Zweiter hinter Koch wurde der Brite Ross Murdoch vor Giedrius Titenis aus Litauen. Murdoch hatte vor nicht einmal einem Monat bei den Commonwealth Games eine Weltjahresbestzeit aufgestellt und sich auch im EM-Endlauf als Kochs hartnäckigster Konkurrent erwiesen. Wie so viele britische Schwimmer konnte auch Murdoch seine Form bis zur EM konservieren. Mit 15 Medaillen ist das Vereinigte Königreichs nach den ersten vier Wettkampftagen die mit Abstand erfolgreichste Schwimm-Nation im Velodrom. Die deutsche Mannschaft hat bislang vier Medaillen geholt - und musste lange auf ihren ersten ganz großen Glücksmoment warten. Als Koch sich feiern ließ, freute sich Chef-Bundestrainer Henning Lambertz auf der Tribüne fast genauso ausgelassen wie der Goldmedaillengewinner. Bereits im vergangenen Jahr hatte Marco Koch bei der WM in Barcelona die herausragende deutsche Leistung gezeigt: Sein zweiter Platz über 200 Meter Brust bedeutete nicht nur die beste Platzierung für den Deutschen Schwimm-Verband bei der Weltmeisterschaft, sondern auch die einzige deutsche Medaille überhaupt. „Der EM-Titel hier zuhause ist aber auf jeden Fall schöner als der zweite Platz in Barcelona“, sagte er.
Nach Barcelona stellte Koch seine Ernährung um
Seit der WM hat sich bei Marco Koch auch einiges verändert – vor allen Dingen außerhalb des Beckens. „Ich bin offen dafür, neue Sachen zu testen, um noch mehr aus mir rauszuholen“, sagte er. Der 20-malige Deutsche Meister stellte nach der WM bei einem Bluttest fest, dass er von diversen Allergien geplagt wird. „Ich habe daraufhin meine Ernährung umgestellt und ernähre mich jetzt glutenfrei, fast vegan“, erzählte er. Das Ergebnis ist deutlich sichtbar: Im Vergleich zur Weltmeisterschaft vor einem Jahr wirkt Koch schlanker und austrainierter. Er fühlt sich auch besser. „Ich kann härter trainieren und regeneriere schneller“, sagte er. „Ich habe fünf Kilo abgenommen und bin trotzdem stärker geworden.“ Natürlich habe er auch schon mal Lust auf eine Pizza oder einen Burger, „aber wenn man doch mal so etwas isst, merkt man schon: Das ist nicht so geil.“
Nicht nur in Sachen Ernährung geht Marco Koch eigene Wege. Im Gegensatz zu den meisten anderen deutschen Schwimmern trainiert er an keinem Bundesstützpunkt, sondern zuhause in Darmstadt. Seine Mutter kocht viel für ihn, damit er seinen Ernährungsplan einhalten kann, „allein ist das mit dem Trainingspensum ja kaum zu schaffen“. Der Erfolg gibt ihm Recht: Der Brustspezialist schwimmt konstant auf hohem Niveau, geht keinem Wettkampf und keinem Gegner aus dem Weg und tritt auch in Berlin mit großem Selbstbewusstsein auf. Auch im Finale war er von sich überzeugt. „Als ich auf die letzte Bahn gegangen bin und Murdoch nicht direkt neben mir war, war ich mir schon ziemlich sicher, dass es klappt“, sagte er.

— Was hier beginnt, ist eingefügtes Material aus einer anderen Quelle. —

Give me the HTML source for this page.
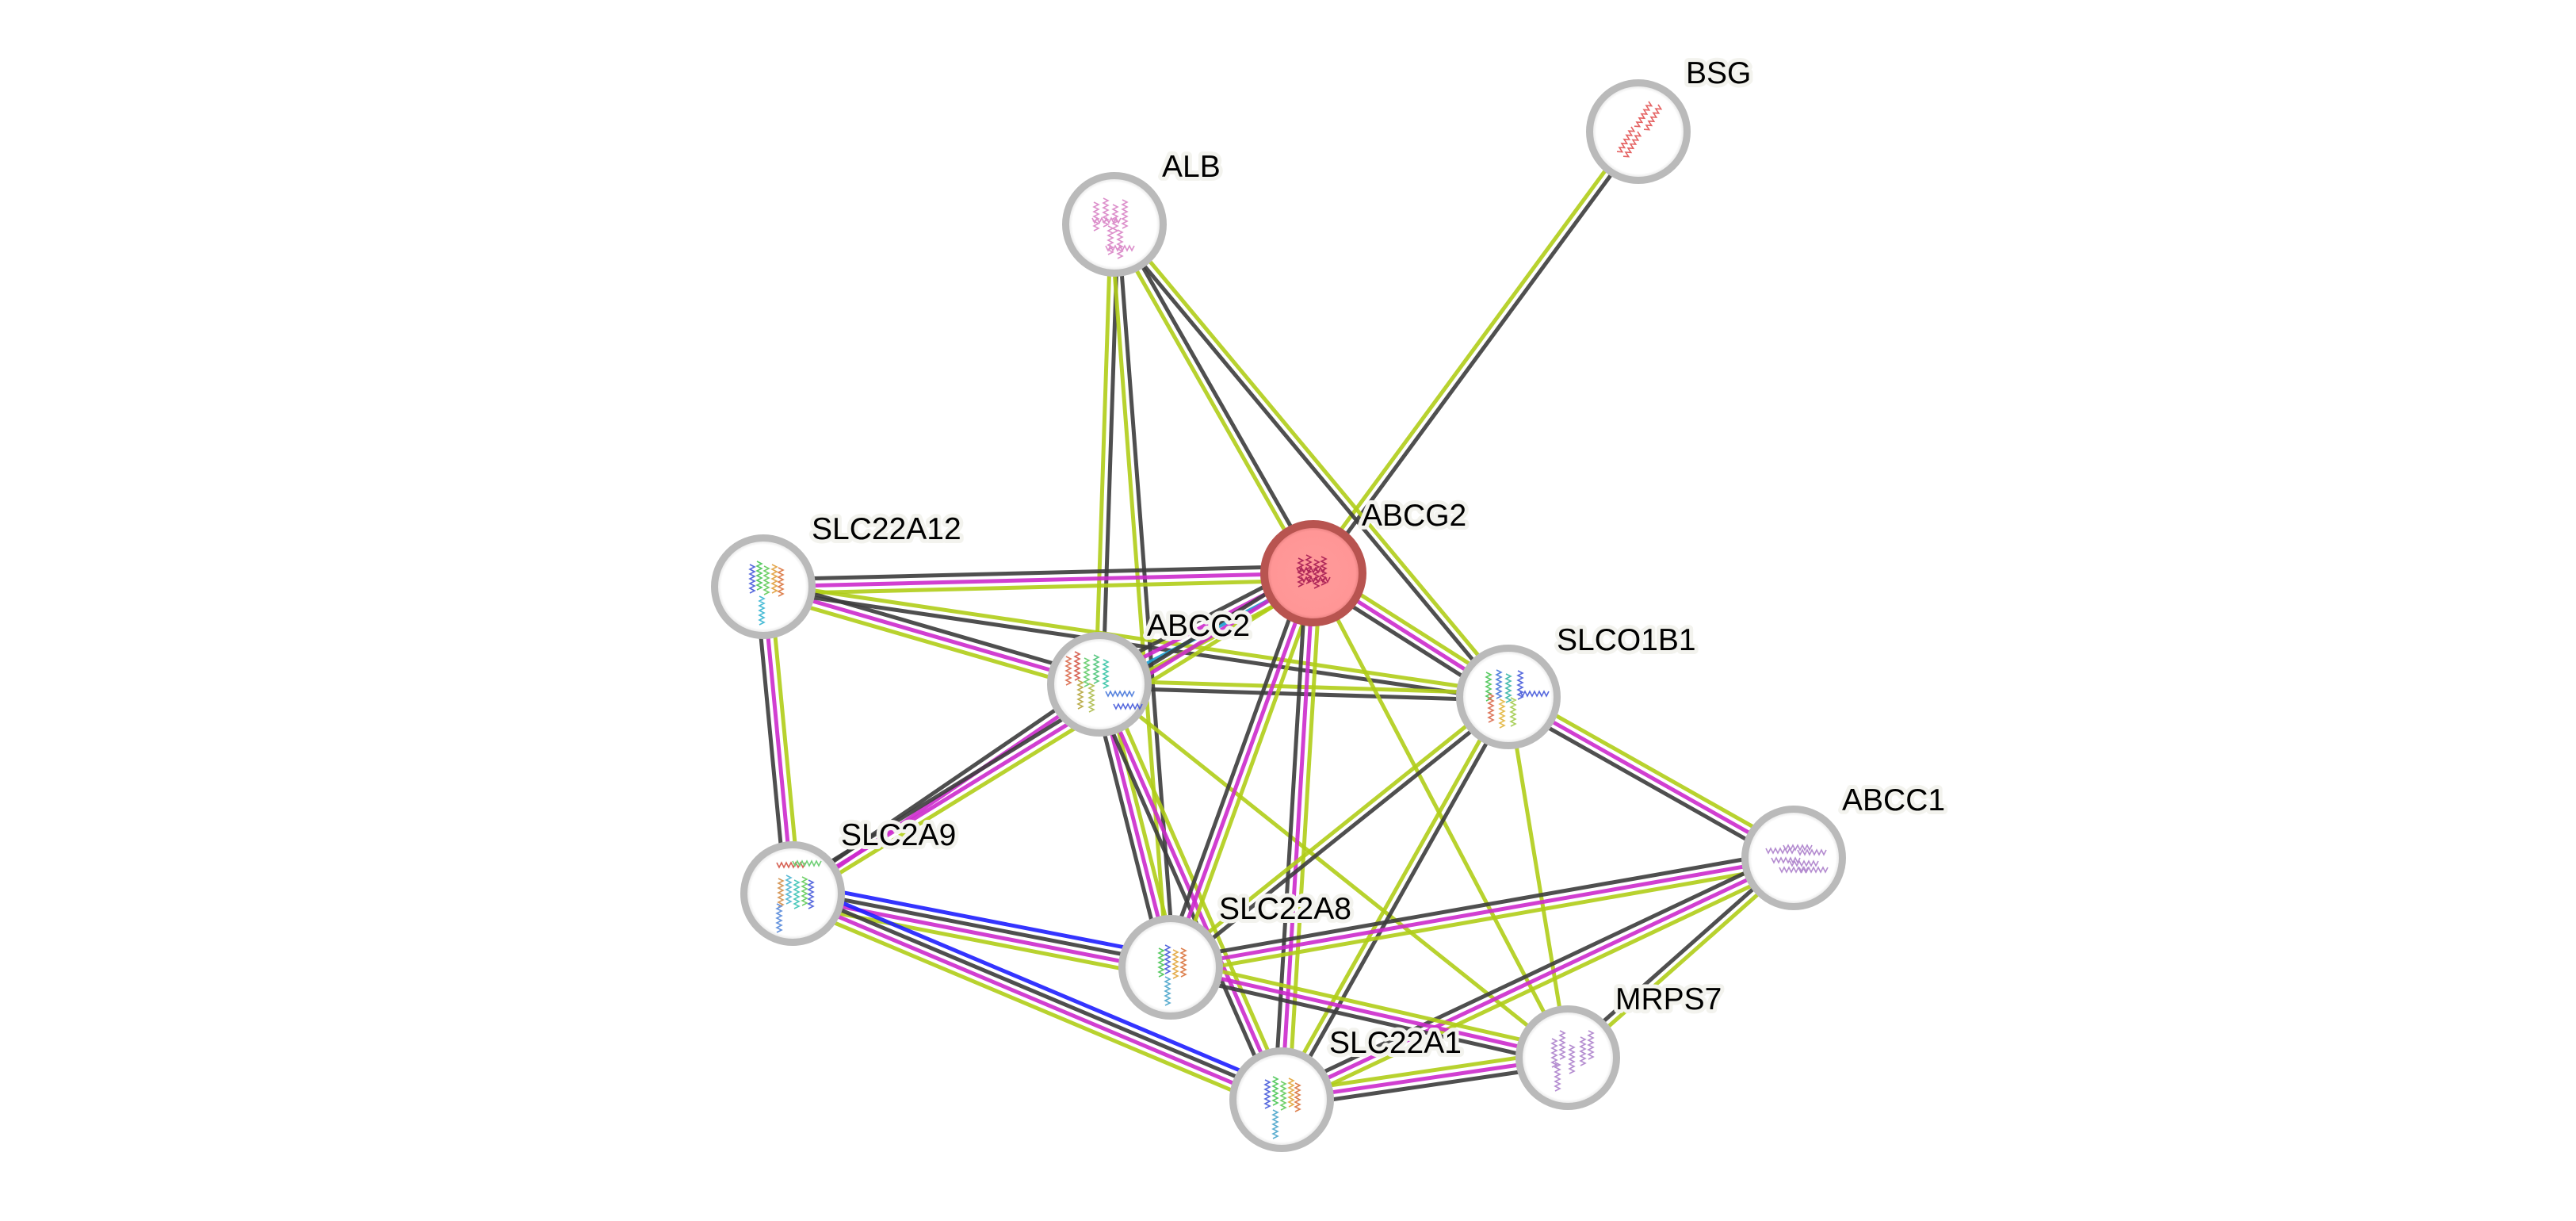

Noch mehr als über den Titel freute sich Marco Koch über seine Zeit: Er blieb erstmals in seiner Karriere unter 2:08 Minuten und unterbot seinen fünf Jahre alten Deutschen Rekord. „Das war immer mein Ziel, ich habe nie mit Medaillen gerechnet.“, sagte er. „Als ich angekommen bin, habe ich natürlich gesehen, dass ich Erster bin.“ Und dann auch noch die Zeit – „das war einfach perfekt“.